* Data provided:
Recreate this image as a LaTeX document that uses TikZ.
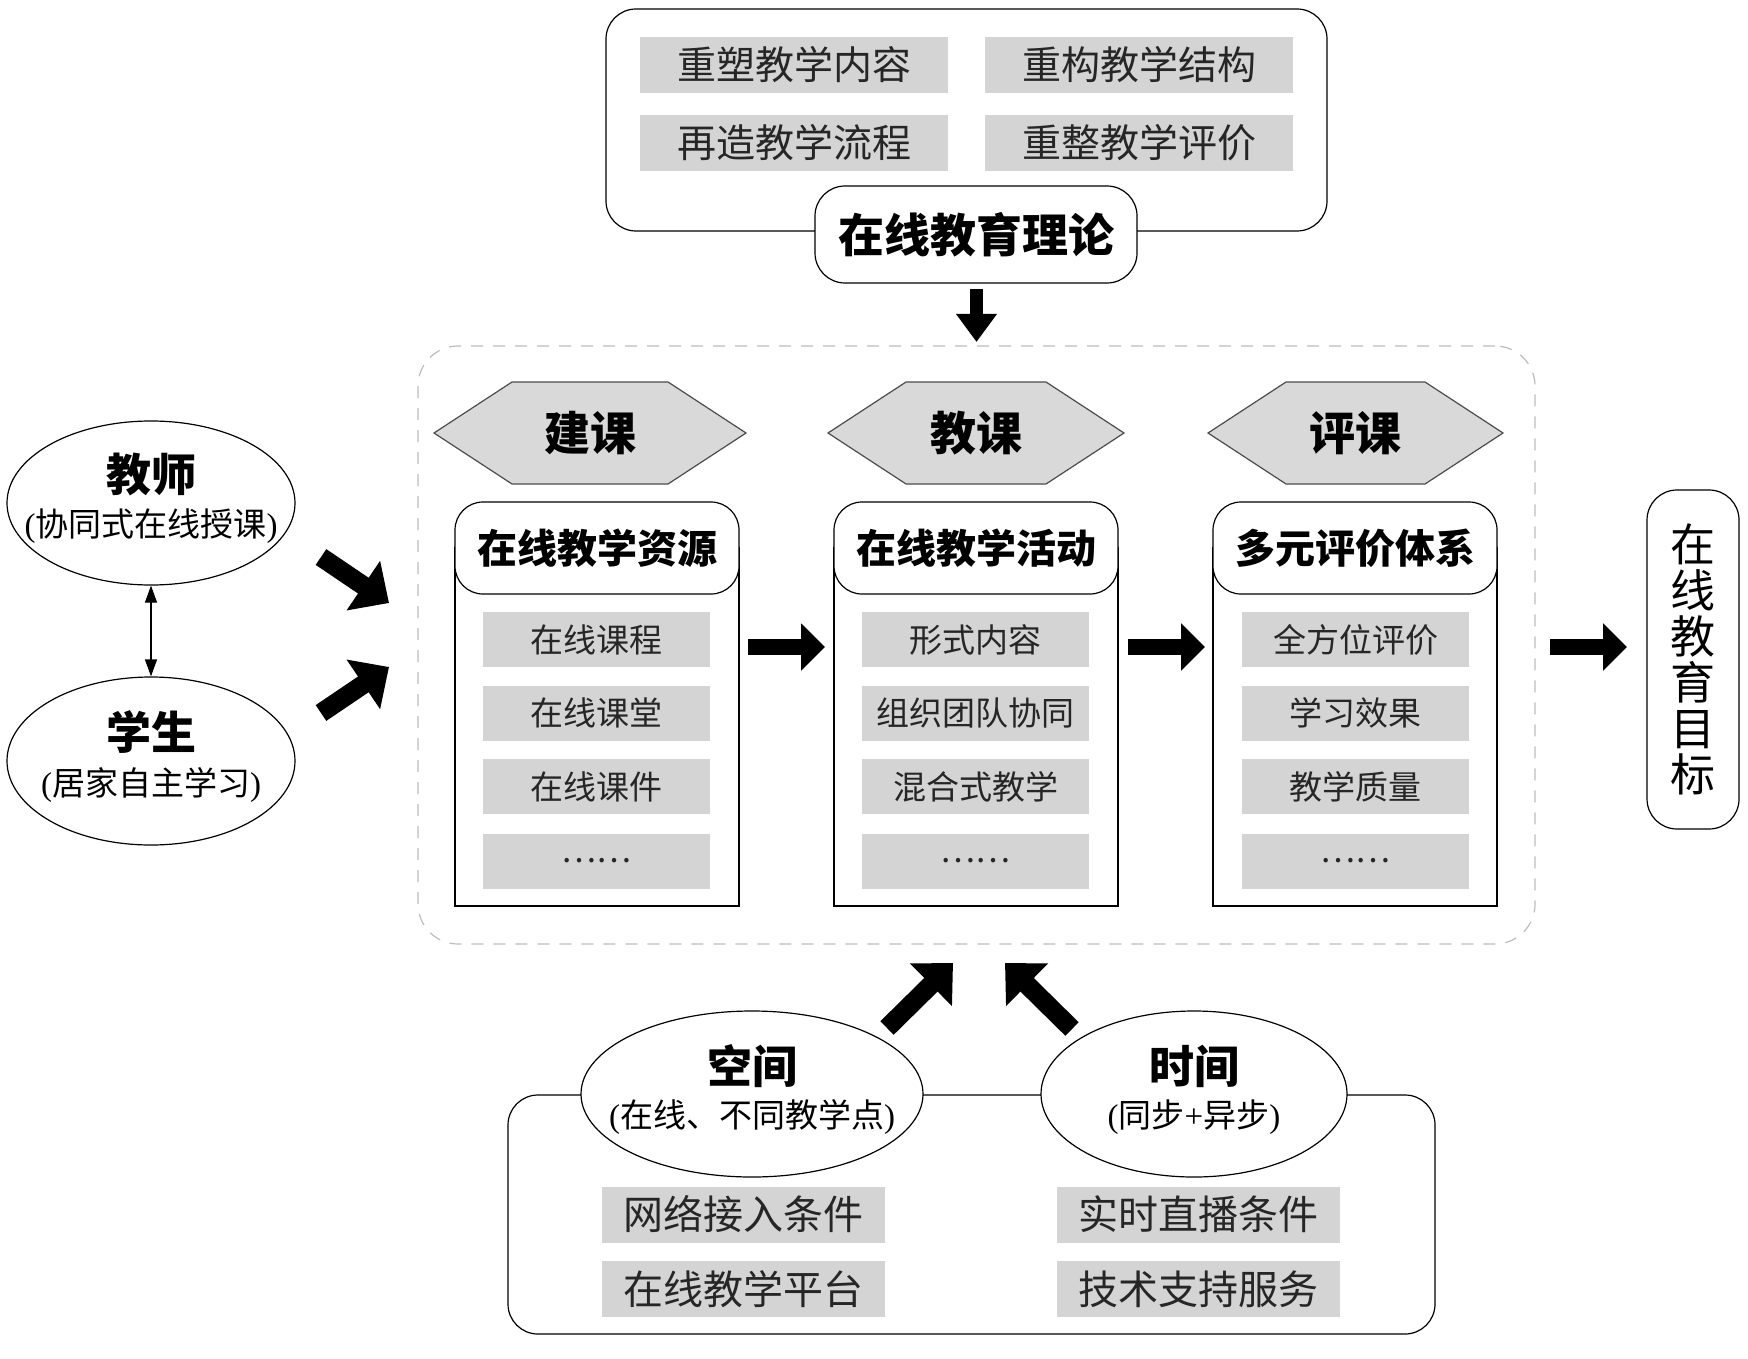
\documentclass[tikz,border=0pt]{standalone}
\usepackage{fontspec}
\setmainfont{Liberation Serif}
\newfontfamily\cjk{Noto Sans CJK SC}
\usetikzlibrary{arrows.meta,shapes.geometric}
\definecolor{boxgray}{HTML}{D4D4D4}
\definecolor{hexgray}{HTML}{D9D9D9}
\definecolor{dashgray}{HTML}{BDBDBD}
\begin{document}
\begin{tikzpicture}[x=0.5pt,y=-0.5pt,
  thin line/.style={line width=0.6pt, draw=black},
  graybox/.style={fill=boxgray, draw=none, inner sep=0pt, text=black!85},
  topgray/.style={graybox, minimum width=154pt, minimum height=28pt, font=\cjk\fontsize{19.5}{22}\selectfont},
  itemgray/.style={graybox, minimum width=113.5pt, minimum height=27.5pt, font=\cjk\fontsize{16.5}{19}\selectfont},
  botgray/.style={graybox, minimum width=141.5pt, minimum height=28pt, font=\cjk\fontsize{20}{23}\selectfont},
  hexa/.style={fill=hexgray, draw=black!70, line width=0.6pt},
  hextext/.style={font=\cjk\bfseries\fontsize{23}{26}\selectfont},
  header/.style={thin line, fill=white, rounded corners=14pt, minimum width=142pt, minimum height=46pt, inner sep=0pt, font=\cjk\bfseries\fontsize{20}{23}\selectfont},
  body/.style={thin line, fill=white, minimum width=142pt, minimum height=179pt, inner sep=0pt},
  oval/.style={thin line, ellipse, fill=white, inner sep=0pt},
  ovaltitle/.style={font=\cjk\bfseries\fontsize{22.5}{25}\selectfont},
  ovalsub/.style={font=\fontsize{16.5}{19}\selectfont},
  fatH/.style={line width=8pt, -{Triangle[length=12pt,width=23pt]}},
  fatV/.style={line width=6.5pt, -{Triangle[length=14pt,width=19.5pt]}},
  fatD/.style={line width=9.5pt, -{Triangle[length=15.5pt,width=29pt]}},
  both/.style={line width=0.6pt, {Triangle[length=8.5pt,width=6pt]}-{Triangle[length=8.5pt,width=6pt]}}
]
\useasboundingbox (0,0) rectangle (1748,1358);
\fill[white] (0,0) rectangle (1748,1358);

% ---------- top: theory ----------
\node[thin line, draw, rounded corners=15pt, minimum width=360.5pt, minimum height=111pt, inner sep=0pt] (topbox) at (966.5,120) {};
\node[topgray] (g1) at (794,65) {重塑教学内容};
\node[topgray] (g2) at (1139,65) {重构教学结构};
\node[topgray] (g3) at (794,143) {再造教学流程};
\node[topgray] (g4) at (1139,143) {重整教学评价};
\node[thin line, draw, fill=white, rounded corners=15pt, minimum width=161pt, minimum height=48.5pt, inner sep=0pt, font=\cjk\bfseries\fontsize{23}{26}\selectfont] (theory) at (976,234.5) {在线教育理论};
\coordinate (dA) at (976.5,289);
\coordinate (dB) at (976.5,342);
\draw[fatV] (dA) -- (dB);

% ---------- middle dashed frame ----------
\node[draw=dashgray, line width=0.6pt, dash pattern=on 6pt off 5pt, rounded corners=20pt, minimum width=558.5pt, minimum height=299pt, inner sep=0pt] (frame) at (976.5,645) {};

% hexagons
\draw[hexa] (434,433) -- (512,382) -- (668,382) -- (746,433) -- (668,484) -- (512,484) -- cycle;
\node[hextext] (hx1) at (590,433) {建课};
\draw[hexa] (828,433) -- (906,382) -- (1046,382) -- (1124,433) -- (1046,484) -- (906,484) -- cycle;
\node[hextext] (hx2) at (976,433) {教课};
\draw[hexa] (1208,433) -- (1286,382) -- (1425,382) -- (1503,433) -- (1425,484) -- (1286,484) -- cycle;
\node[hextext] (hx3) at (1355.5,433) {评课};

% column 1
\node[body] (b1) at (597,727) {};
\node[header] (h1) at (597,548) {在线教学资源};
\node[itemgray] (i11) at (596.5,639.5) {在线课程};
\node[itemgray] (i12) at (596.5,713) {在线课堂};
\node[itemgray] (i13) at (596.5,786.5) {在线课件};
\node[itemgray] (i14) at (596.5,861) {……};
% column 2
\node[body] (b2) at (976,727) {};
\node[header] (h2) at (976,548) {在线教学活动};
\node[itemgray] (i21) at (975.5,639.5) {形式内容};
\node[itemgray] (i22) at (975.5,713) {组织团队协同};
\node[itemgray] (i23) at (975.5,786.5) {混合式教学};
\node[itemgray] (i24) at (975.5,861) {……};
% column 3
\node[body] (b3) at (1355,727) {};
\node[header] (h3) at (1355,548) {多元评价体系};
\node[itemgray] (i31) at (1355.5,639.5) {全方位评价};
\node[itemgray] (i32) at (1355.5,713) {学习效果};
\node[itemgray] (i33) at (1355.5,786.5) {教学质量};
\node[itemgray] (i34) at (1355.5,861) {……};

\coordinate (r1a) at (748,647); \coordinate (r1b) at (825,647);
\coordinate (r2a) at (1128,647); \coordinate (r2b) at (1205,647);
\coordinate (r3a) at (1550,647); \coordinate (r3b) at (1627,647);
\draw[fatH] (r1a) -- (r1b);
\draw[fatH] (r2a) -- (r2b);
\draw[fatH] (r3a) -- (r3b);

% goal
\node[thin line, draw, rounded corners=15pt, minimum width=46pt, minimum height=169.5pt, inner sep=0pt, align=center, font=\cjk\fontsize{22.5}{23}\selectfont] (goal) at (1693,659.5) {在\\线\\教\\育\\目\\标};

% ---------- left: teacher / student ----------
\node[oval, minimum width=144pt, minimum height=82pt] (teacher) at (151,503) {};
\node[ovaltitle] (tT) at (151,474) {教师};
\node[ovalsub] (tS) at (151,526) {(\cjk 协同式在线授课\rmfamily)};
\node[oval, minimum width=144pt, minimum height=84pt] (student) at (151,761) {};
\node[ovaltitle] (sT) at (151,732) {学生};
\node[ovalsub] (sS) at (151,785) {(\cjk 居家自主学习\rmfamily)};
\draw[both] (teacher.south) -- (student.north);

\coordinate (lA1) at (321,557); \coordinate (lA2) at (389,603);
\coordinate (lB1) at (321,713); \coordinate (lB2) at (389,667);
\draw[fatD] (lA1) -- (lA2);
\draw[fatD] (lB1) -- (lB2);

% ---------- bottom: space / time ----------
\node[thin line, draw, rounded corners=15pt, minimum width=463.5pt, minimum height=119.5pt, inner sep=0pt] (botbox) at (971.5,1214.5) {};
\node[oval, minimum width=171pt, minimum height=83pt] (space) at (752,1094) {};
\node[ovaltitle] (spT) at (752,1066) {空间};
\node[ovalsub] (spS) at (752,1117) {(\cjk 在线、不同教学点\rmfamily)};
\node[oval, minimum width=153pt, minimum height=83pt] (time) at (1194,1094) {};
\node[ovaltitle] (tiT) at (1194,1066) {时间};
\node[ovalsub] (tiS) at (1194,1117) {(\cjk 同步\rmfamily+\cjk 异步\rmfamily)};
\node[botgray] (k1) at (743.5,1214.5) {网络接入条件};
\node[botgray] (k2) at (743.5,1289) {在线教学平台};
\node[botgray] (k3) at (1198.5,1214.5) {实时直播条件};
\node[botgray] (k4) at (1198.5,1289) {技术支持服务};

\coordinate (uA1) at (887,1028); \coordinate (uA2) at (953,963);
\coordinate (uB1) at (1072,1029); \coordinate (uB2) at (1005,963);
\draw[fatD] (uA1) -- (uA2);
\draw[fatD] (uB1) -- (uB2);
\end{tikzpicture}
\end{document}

* Task instructions: Give every line back word for word and leave the pictures out.

* Solution to the problem:
Recreate this image as a LaTeX document that uses TikZ.
\documentclass[tikz,border=0pt]{standalone}
\usepackage{fontspec}
\setmainfont{Liberation Serif}
\newfontfamily\cjk{Noto Sans CJK SC}
\usetikzlibrary{arrows.meta,shapes.geometric}
\definecolor{boxgray}{HTML}{D4D4D4}
\definecolor{hexgray}{HTML}{D9D9D9}
\definecolor{dashgray}{HTML}{BDBDBD}
\begin{document}
\begin{tikzpicture}[x=0.5pt,y=-0.5pt,
  thin line/.style={line width=0.6pt, draw=black},
  graybox/.style={fill=boxgray, draw=none, inner sep=0pt, text=black!85},
  topgray/.style={graybox, minimum width=154pt, minimum height=28pt, font=\cjk\fontsize{19.5}{22}\selectfont},
  itemgray/.style={graybox, minimum width=113.5pt, minimum height=27.5pt, font=\cjk\fontsize{16.5}{19}\selectfont},
  botgray/.style={graybox, minimum width=141.5pt, minimum height=28pt, font=\cjk\fontsize{20}{23}\selectfont},
  hexa/.style={fill=hexgray, draw=black!70, line width=0.6pt},
  hextext/.style={font=\cjk\bfseries\fontsize{23}{26}\selectfont},
  header/.style={thin line, fill=white, rounded corners=14pt, minimum width=142pt, minimum height=46pt, inner sep=0pt, font=\cjk\bfseries\fontsize{20}{23}\selectfont},
  body/.style={thin line, fill=white, minimum width=142pt, minimum height=179pt, inner sep=0pt},
  oval/.style={thin line, ellipse, fill=white, inner sep=0pt},
  ovaltitle/.style={font=\cjk\bfseries\fontsize{22.5}{25}\selectfont},
  ovalsub/.style={font=\fontsize{16.5}{19}\selectfont},
  fatH/.style={line width=8pt, -{Triangle[length=12pt,width=23pt]}},
  fatV/.style={line width=6.5pt, -{Triangle[length=14pt,width=19.5pt]}},
  fatD/.style={line width=9.5pt, -{Triangle[length=15.5pt,width=29pt]}},
  both/.style={line width=0.6pt, {Triangle[length=8.5pt,width=6pt]}-{Triangle[length=8.5pt,width=6pt]}}
]
\useasboundingbox (0,0) rectangle (1748,1358);
\fill[white] (0,0) rectangle (1748,1358);

% ---------- top: theory ----------
\node[thin line, draw, rounded corners=15pt, minimum width=360.5pt, minimum height=111pt, inner sep=0pt] (topbox) at (966.5,120) {};
\node[topgray] (g1) at (794,65) {重塑教学内容};
\node[topgray] (g2) at (1139,65) {重构教学结构};
\node[topgray] (g3) at (794,143) {再造教学流程};
\node[topgray] (g4) at (1139,143) {重整教学评价};
\node[thin line, draw, fill=white, rounded corners=15pt, minimum width=161pt, minimum height=48.5pt, inner sep=0pt, font=\cjk\bfseries\fontsize{23}{26}\selectfont] (theory) at (976,234.5) {在线教育理论};
\coordinate (dA) at (976.5,289);
\coordinate (dB) at (976.5,342);
\draw[fatV] (dA) -- (dB);

% ---------- middle dashed frame ----------
\node[draw=dashgray, line width=0.6pt, dash pattern=on 6pt off 5pt, rounded corners=20pt, minimum width=558.5pt, minimum height=299pt, inner sep=0pt] (frame) at (976.5,645) {};

% hexagons
\draw[hexa] (434,433) -- (512,382) -- (668,382) -- (746,433) -- (668,484) -- (512,484) -- cycle;
\node[hextext] (hx1) at (590,433) {建课};
\draw[hexa] (828,433) -- (906,382) -- (1046,382) -- (1124,433) -- (1046,484) -- (906,484) -- cycle;
\node[hextext] (hx2) at (976,433) {教课};
\draw[hexa] (1208,433) -- (1286,382) -- (1425,382) -- (1503,433) -- (1425,484) -- (1286,484) -- cycle;
\node[hextext] (hx3) at (1355.5,433) {评课};

% column 1
\node[body] (b1) at (597,727) {};
\node[header] (h1) at (597,548) {在线教学资源};
\node[itemgray] (i11) at (596.5,639.5) {在线课程};
\node[itemgray] (i12) at (596.5,713) {在线课堂};
\node[itemgray] (i13) at (596.5,786.5) {在线课件};
\node[itemgray] (i14) at (596.5,861) {……};
% column 2
\node[body] (b2) at (976,727) {};
\node[header] (h2) at (976,548) {在线教学活动};
\node[itemgray] (i21) at (975.5,639.5) {形式内容};
\node[itemgray] (i22) at (975.5,713) {组织团队协同};
\node[itemgray] (i23) at (975.5,786.5) {混合式教学};
\node[itemgray] (i24) at (975.5,861) {……};
% column 3
\node[body] (b3) at (1355,727) {};
\node[header] (h3) at (1355,548) {多元评价体系};
\node[itemgray] (i31) at (1355.5,639.5) {全方位评价};
\node[itemgray] (i32) at (1355.5,713) {学习效果};
\node[itemgray] (i33) at (1355.5,786.5) {教学质量};
\node[itemgray] (i34) at (1355.5,861) {……};

\coordinate (r1a) at (748,647); \coordinate (r1b) at (825,647);
\coordinate (r2a) at (1128,647); \coordinate (r2b) at (1205,647);
\coordinate (r3a) at (1550,647); \coordinate (r3b) at (1627,647);
\draw[fatH] (r1a) -- (r1b);
\draw[fatH] (r2a) -- (r2b);
\draw[fatH] (r3a) -- (r3b);

% goal
\node[thin line, draw, rounded corners=15pt, minimum width=46pt, minimum height=169.5pt, inner sep=0pt, align=center, font=\cjk\fontsize{22.5}{23}\selectfont] (goal) at (1693,659.5) {在\\线\\教\\育\\目\\标};

% ---------- left: teacher / student ----------
\node[oval, minimum width=144pt, minimum height=82pt] (teacher) at (151,503) {};
\node[ovaltitle] (tT) at (151,474) {教师};
\node[ovalsub] (tS) at (151,526) {(\cjk 协同式在线授课\rmfamily)};
\node[oval, minimum width=144pt, minimum height=84pt] (student) at (151,761) {};
\node[ovaltitle] (sT) at (151,732) {学生};
\node[ovalsub] (sS) at (151,785) {(\cjk 居家自主学习\rmfamily)};
\draw[both] (teacher.south) -- (student.north);

\coordinate (lA1) at (321,557); \coordinate (lA2) at (389,603);
\coordinate (lB1) at (321,713); \coordinate (lB2) at (389,667);
\draw[fatD] (lA1) -- (lA2);
\draw[fatD] (lB1) -- (lB2);

% ---------- bottom: space / time ----------
\node[thin line, draw, rounded corners=15pt, minimum width=463.5pt, minimum height=119.5pt, inner sep=0pt] (botbox) at (971.5,1214.5) {};
\node[oval, minimum width=171pt, minimum height=83pt] (space) at (752,1094) {};
\node[ovaltitle] (spT) at (752,1066) {空间};
\node[ovalsub] (spS) at (752,1117) {(\cjk 在线、不同教学点\rmfamily)};
\node[oval, minimum width=153pt, minimum height=83pt] (time) at (1194,1094) {};
\node[ovaltitle] (tiT) at (1194,1066) {时间};
\node[ovalsub] (tiS) at (1194,1117) {(\cjk 同步\rmfamily+\cjk 异步\rmfamily)};
\node[botgray] (k1) at (743.5,1214.5) {网络接入条件};
\node[botgray] (k2) at (743.5,1289) {在线教学平台};
\node[botgray] (k3) at (1198.5,1214.5) {实时直播条件};
\node[botgray] (k4) at (1198.5,1289) {技术支持服务};

\coordinate (uA1) at (887,1028); \coordinate (uA2) at (953,963);
\coordinate (uB1) at (1072,1029); \coordinate (uB2) at (1005,963);
\draw[fatD] (uA1) -- (uA2);
\draw[fatD] (uB1) -- (uB2);
\end{tikzpicture}
\end{document}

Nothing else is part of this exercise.